At first, it’s a little disconcerting to see Amalric as Bauby, since his performances have always been invested with such dynamic, frazzled physicality; the guileless, awkwardly break-dancing schlub from Kings and Queen has been reduced to a nearly vegetative state, his one functioning eye popped open and scanning the room in a desperate plea for communication, his lower lip protruding and caught in an awkward droop. Although Amalric is allowed to embody the mobile Bauby in some scattered flashbacks, most of his performance, once Schnabel breaks free from the film’s harsh subjective camerawork, is confined to his bed, his chair, his prison of atrophied flesh and bone; with his odd, duck-like attractiveness hobbled by paralysis, Amalric, reduced to winks and grunts, proves that his physical gifts as an actor extend even to the minutest gestures.

Schnabel’s other actors have a different challenge: often seen only through Bauby’s eyeline, Marie-Josée Croze and Anne Consigny as his (perhaps a mite too) angelic speaking aids, visiting friends Issach de Bankolé and Niels Arestrup, and Emmanuelle Seigner as his ex-wife, convincingly emote directly into the camera, often in an extreme close-up that encompasses the parameters of Bauby’s field of vision. With her sensible approach to speech therapy (Bauby can only blink and therefore is taught to adhere to a specially designed alphabet organized in order of letter recurrence, closing and opening his eye when his preferred letter is reached), Croze comes off as the requisite guardian angel, and her delicately nuanced work makes one forget her only audience is an emotionless camera lens.

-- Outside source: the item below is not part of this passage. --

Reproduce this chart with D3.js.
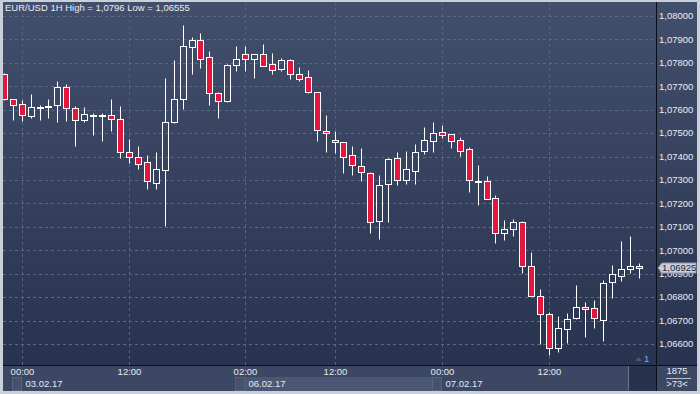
<!DOCTYPE html>
<html>
<head>
<meta charset="utf-8">
<script src="https://cdn.jsdelivr.net/npm/d3@7"></script>
<style>
  body { margin: 0; background: #c9d0da; }
  svg { display: block; font-family: "Liberation Sans", Arial, sans-serif; }
</style>
</head>
<body>
<div id="chart"></div>
<script>
"use strict";
// hourly candles, 02.02.17 22:00 .. 07.02.17 22:00
const times = [
  "02.02 22:00", "02.02 23:00",
  "03.02 00:00", "03.02 01:00", "03.02 02:00", "03.02 03:00", "03.02 04:00", "03.02 05:00",
  "03.02 06:00", "03.02 07:00", "03.02 08:00", "03.02 09:00", "03.02 10:00", "03.02 11:00",
  "03.02 12:00", "03.02 13:00", "03.02 14:00", "03.02 15:00", "03.02 16:00", "03.02 17:00",
  "03.02 18:00", "03.02 19:00", "03.02 20:00", "03.02 21:00", "03.02 22:00",
  "06.02 00:00", "06.02 01:00", "06.02 02:00", "06.02 03:00", "06.02 04:00", "06.02 05:00",
  "06.02 06:00", "06.02 07:00", "06.02 08:00", "06.02 09:00", "06.02 10:00", "06.02 11:00",
  "06.02 12:00", "06.02 13:00", "06.02 14:00", "06.02 15:00", "06.02 16:00", "06.02 17:00",
  "06.02 18:00", "06.02 19:00", "06.02 20:00", "06.02 21:00", "06.02 22:00", "06.02 23:00",
  "07.02 00:00", "07.02 01:00", "07.02 02:00", "07.02 03:00", "07.02 04:00", "07.02 05:00",
  "07.02 06:00", "07.02 07:00", "07.02 08:00", "07.02 09:00", "07.02 10:00", "07.02 11:00",
  "07.02 12:00", "07.02 13:00", "07.02 14:00", "07.02 15:00", "07.02 16:00", "07.02 17:00",
  "07.02 18:00", "07.02 19:00", "07.02 20:00", "07.02 21:00", "07.02 22:00"
];
const opens = [
  1.07751, 1.07646,
  1.07623, 1.07574, 1.07607, 1.07614, 1.07619, 1.07696, 1.07606, 1.07555, 1.07577, 1.07577,
  1.07576, 1.07559, 1.07421, 1.07397, 1.07375, 1.07288, 1.07344, 1.07549, 1.07647, 1.07869,
  1.07896, 1.07824, 1.07670,
  1.07638, 1.07789, 1.07836, 1.07818, 1.07836, 1.07794, 1.07775, 1.07811, 1.07751, 1.07738,
  1.07677, 1.07508, 1.07469, 1.07461, 1.07405, 1.07358, 1.07328, 1.07123, 1.07281, 1.07392,
  1.07298, 1.07337, 1.07422, 1.07465,
  1.07503, 1.07495, 1.07469, 1.07431, 1.07294, 1.07296, 1.07222, 1.07072, 1.07089, 1.07119,
  1.06935, 1.06807, 1.06730, 1.06585, 1.06665, 1.06713, 1.06756, 1.06752, 1.06703, 1.06863,
  1.06891, 1.06918, 1.06935
];
const highs = [
  1.07755, 1.07646,
  1.07640, 1.07667, 1.07620, 1.07646, 1.07722, 1.07708, 1.07614, 1.07610, 1.07585, 1.07585,
  1.07647, 1.07616, 1.07475, 1.07445, 1.07406, 1.07419, 1.07734, 1.07811, 1.07960, 1.07909,
  1.07927, 1.07849, 1.07675,
  1.07796, 1.07872, 1.07872, 1.07836, 1.07880, 1.07841, 1.07821, 1.07816, 1.07782, 1.07769,
  1.07677, 1.07576, 1.07508, 1.07461, 1.07445, 1.07436, 1.07334, 1.07321, 1.07395, 1.07421,
  1.07424, 1.07453, 1.07525, 1.07546,
  1.07535, 1.07495, 1.07482, 1.07441, 1.07364, 1.07317, 1.07234, 1.07129, 1.07133, 1.07125,
  1.06992, 1.06834, 1.06736, 1.06719, 1.06733, 1.06850, 1.06779, 1.06787, 1.06873, 1.06937,
  1.07039, 1.07060, 1.06945
];
const lows = [
  1.07640, 1.07556,
  1.07553, 1.07563, 1.07556, 1.07563, 1.07549, 1.07553, 1.07446, 1.07548, 1.07492, 1.07468,
  1.07508, 1.07392, 1.07374, 1.07348, 1.07263, 1.07263, 1.07105, 1.07544, 1.07603, 1.07752,
  1.07779, 1.07621, 1.07566,
  1.07633, 1.07766, 1.07766, 1.07737, 1.07788, 1.07754, 1.07766, 1.07732, 1.07724, 1.07672,
  1.07466, 1.07421, 1.07415, 1.07331, 1.07321, 1.07294, 1.07072, 1.07047, 1.07122, 1.07278,
  1.07281, 1.07281, 1.07412, 1.07421,
  1.07480, 1.07438, 1.07403, 1.07250, 1.07194, 1.07217, 1.07032, 1.07044, 1.07062, 1.06901,
  1.06803, 1.06602, 1.06555, 1.06567, 1.06605, 1.06705, 1.06631, 1.06669, 1.06613, 1.06797,
  1.06870, 1.06904, 1.06883
];
const closes = [
  1.07644, 1.07619,
  1.07576, 1.07610, 1.07610, 1.07616, 1.07696, 1.07606, 1.07555, 1.07580, 1.07578, 1.07578,
  1.07559, 1.07421, 1.07397, 1.07367, 1.07294, 1.07345, 1.07546, 1.07644, 1.07871, 1.07896,
  1.07818, 1.07670, 1.07638,
  1.07789, 1.07815, 1.07815, 1.07836, 1.07788, 1.07768, 1.07811, 1.07751, 1.07732, 1.07677,
  1.07512, 1.07499, 1.07461, 1.07397, 1.07362, 1.07333, 1.07119, 1.07277, 1.07388, 1.07298,
  1.07345, 1.07421, 1.07469, 1.07499,
  1.07491, 1.07465, 1.07422, 1.07298, 1.07296, 1.07217, 1.07072, 1.07092, 1.07119, 1.06931,
  1.06803, 1.06730, 1.06585, 1.06668, 1.06705, 1.06756, 1.06748, 1.06713, 1.06859, 1.06897,
  1.06920, 1.06935, 1.06925
];
const priceTicks = [1.066, 1.067, 1.068, 1.069, 1.070, 1.071, 1.072, 1.073, 1.074, 1.075,
  1.076, 1.077, 1.078, 1.079, 1.080];
const timeTicks = ["03.02 00:00", "03.02 12:00", "06.02 02:00", "06.02 12:00", "07.02 00:00", "07.02 12:00"];
const dateTicks = ["03.02 00:00", "06.02 02:00", "07.02 00:00"];
const dateLabels = ["03.02.17", "06.02.17", "07.02.17"];
const title = "EUR/USD 1H High = 1,0796 Low = 1,06555";

const width = 700, height = 394;
const plotLeft = 3, plotRight = 656, plotTop = 2, plotBottom = 365;
const candles = times.map((t, i) => ({ t, o: opens[i], h: highs[i], l: lows[i], c: closes[i] }));

const svg = d3.select("#chart").append("svg")
  .attr("width", width)
  .attr("height", height);

const defs = svg.append("defs");
const grad = defs.append("linearGradient")
  .attr("id", "bg").attr("x1", 0).attr("y1", 0).attr("x2", 0).attr("y2", 1);
grad.append("stop").attr("offset", "0%").attr("stop-color", "#424f6c");
grad.append("stop").attr("offset", "100%").attr("stop-color", "#28334f");
defs.append("clipPath").attr("id", "plotClip")
  .append("rect")
  .attr("x", plotLeft).attr("y", plotTop)
  .attr("width", plotRight - plotLeft).attr("height", plotBottom - plotTop);

// frame + panels
svg.append("rect").attr("width", width).attr("height", height).attr("fill", "#c9d0da");
svg.append("rect")
  .attr("x", plotLeft).attr("y", plotTop)
  .attr("width", 697 - plotLeft).attr("height", plotBottom - plotTop)
  .attr("fill", "url(#bg)");
svg.append("rect")
  .attr("x", plotLeft).attr("y", plotBottom)
  .attr("width", 697 - plotLeft).attr("height", 391 - plotBottom)
  .attr("fill", "#3b4763");

const x = d3.scaleBand()
  .domain(times)
  .range([-0.7, -0.7 + 8.94 * times.length]);
const cx = t => Math.round(x(t) + x.bandwidth() / 2) + 0.5;

const y = d3.scaleLinear()
  .domain([1.066, 1.080])
  .range([344, 16]);
const py = v => Math.round(y(v)) + 0.5;

const fmtPrice = v => d3.format(".5f")(v).replace(".", ",");

// grid
const grid = svg.append("g").attr("clip-path", "url(#plotClip)");
grid.selectAll(".hgrid")
  .data(priceTicks)
  .enter()
  .append("line")
  .attr("x1", plotLeft).attr("x2", plotRight)
  .attr("y1", d => py(d)).attr("y2", d => py(d))
  .attr("stroke", "#5a6785")
  .attr("stroke-dasharray", "3,3");
grid.selectAll(".vgrid")
  .data(timeTicks)
  .enter()
  .append("line")
  .attr("x1", d => cx(d)).attr("x2", d => cx(d))
  .attr("y1", plotTop).attr("y2", plotBottom)
  .attr("stroke", "#56637f")
  .attr("stroke-dasharray", "3,3");

// candles: hollow white bodies for rising hours, red for falling
const candleG = svg.append("g").attr("clip-path", "url(#plotClip)");
const candle = candleG.selectAll(".candle")
  .data(candles)
  .enter()
  .append("g")
  .attr("class", "candle");
candle.append("line")
  .attr("x1", d => cx(d.t)).attr("x2", d => cx(d.t))
  .attr("y1", d => py(d.h)).attr("y2", d => py(Math.max(d.o, d.c)))
  .attr("stroke", "#ffffff");
candle.append("line")
  .attr("x1", d => cx(d.t)).attr("x2", d => cx(d.t))
  .attr("y1", d => py(Math.min(d.o, d.c))).attr("y2", d => py(d.l))
  .attr("stroke", "#ffffff");
candle.append("rect")
  .attr("x", d => cx(d.t) - 3)
  .attr("width", 6)
  .attr("y", d => py(Math.max(d.o, d.c)))
  .attr("height", d => Math.max(1, py(Math.min(d.o, d.c)) - py(Math.max(d.o, d.c))))
  .attr("fill", d => d.c < d.o ? "#e3173e" : "none")
  .attr("stroke", "#ffffff");

// separators
svg.append("line")
  .attr("x1", plotLeft).attr("x2", 697)
  .attr("y1", plotBottom + 0.5).attr("y2", plotBottom + 0.5)
  .attr("stroke", "#0b0f18");
svg.append("line")
  .attr("x1", plotRight + 0.5).attr("x2", plotRight + 0.5)
  .attr("y1", plotTop).attr("y2", 391)
  .attr("stroke", "#0b0f18");

// price axis labels
svg.append("g").selectAll("text")
  .data(priceTicks)
  .enter()
  .append("text")
  .attr("x", 659)
  .attr("y", d => y(d))
  .attr("dy", "0.35em")
  .attr("font-size", 9.5)
  .attr("fill", "#e9edf3")
  .text(fmtPrice);

// current price marker
const last = candles[candles.length - 1];
const ly = Math.round(y(last.c));
svg.append("path")
  .attr("d", `M658,${ly} L662,${ly - 5} L696,${ly - 5} L696,${ly + 5} L662,${ly + 5} Z`)
  .attr("fill", "#c9ced7")
  .attr("stroke", "#8e97aa");
svg.append("text")
  .attr("x", 662).attr("y", ly).attr("dy", "0.35em")
  .attr("font-size", 9.5)
  .attr("fill", "#1c2740")
  .text(fmtPrice(last.c));

// date row
const dateRow = svg.append("g");
const dateX = dateTicks.map(d => cx(d) - 0.5);
dateRow.append("rect")
  .attr("x", dateX[1]).attr("y", 377)
  .attr("width", dateX[2] - dateX[1]).attr("height", 14)
  .attr("fill", "#4b5875");
dateRow.selectAll(".dbox")
  .data(dateX)
  .enter()
  .append("rect")
  .attr("x", d => d - 9.5).attr("y", 377.5)
  .attr("width", 9).attr("height", 13)
  .attr("fill", "#45516d")
  .attr("stroke", "#56627e");
dateRow.selectAll(".dlabel")
  .data(dateTicks)
  .enter()
  .append("text")
  .attr("x", d => cx(d) + 3)
  .attr("y", 384)
  .attr("dy", "0.35em")
  .attr("font-size", 9.5)
  .attr("fill", "#e6eaf0")
  .text((d, i) => dateLabels[i]);

// time labels
svg.append("g").selectAll("text")
  .data(timeTicks)
  .enter()
  .append("text")
  .attr("x", d => cx(d))
  .attr("y", 372)
  .attr("dy", "0.35em")
  .attr("text-anchor", "middle")
  .attr("font-size", 9.5)
  .attr("fill", "#e6eaf0")
  .text(d => d.split(" ")[1]);

// scroll thumb
svg.append("rect")
  .attr("x", 629).attr("y", plotBottom + 1)
  .attr("width", plotRight - 629).attr("height", 391 - plotBottom - 1)
  .attr("fill", "#27324d");
svg.append("line")
  .attr("x1", 628.5).attr("x2", 628.5)
  .attr("y1", plotBottom + 1).attr("y2", 390)
  .attr("stroke", "#6b7791");

// bottom right counters
svg.append("text")
  .attr("x", 677).attr("y", 371).attr("dy", "0.35em")
  .attr("text-anchor", "middle").attr("font-size", 9.5).attr("fill", "#e6eaf0")
  .text("1875");
svg.append("line")
  .attr("x1", 666).attr("x2", 691).attr("y1", 378.5).attr("y2", 378.5)
  .attr("stroke", "#b8c0cc");
svg.append("text")
  .attr("x", 677).attr("y", 384).attr("dy", "0.35em")
  .attr("text-anchor", "middle").attr("font-size", 9.5).attr("fill", "#e6eaf0")
  .text(">73<");

// indicator marker
svg.append("path")
  .attr("d", "M635,361 L638.5,357 L642,361 Z")
  .attr("fill", "#4a5672");
svg.append("text")
  .attr("x", 644).attr("y", 359).attr("dy", "0.35em")
  .attr("font-size", 9.5).attr("fill", "#7eaee6")
  .text("1");

// title
svg.append("text")
  .attr("x", 5).attr("y", 8).attr("dy", "0.35em")
  .attr("font-size", 9.5)
  .attr("fill", "#e8ecf2")
  .text(title);
</script>
</body>
</html>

The Diving Bell and the Butterfly is fascinated by the arduous task of living—and of breathing, seeing, feeling, expressing. In order to extricate itself from its own aesthetically defined shackles, the film commonly cuts away to images of Bauby floating in deep-sea gear and insect transformations, the diving bell and the butterfly of the title, encasement and metamorphosis. To expect anything less literal from Schnabel would be a mistake, but also to harshly criticize him for remaining locked in to his protagonists’ poetic realizations and creations would miss the point: Schnabel is nothing if not loyal to his subjects, one of his great assets as a filmmaker. And this spectacle of the fragility of the body and (by virtue of our alignment with its point of view) ourselves attempts to make its audience hyperaware of technique without sacrificing conventional narrative clarity. It’s artifice without detachment.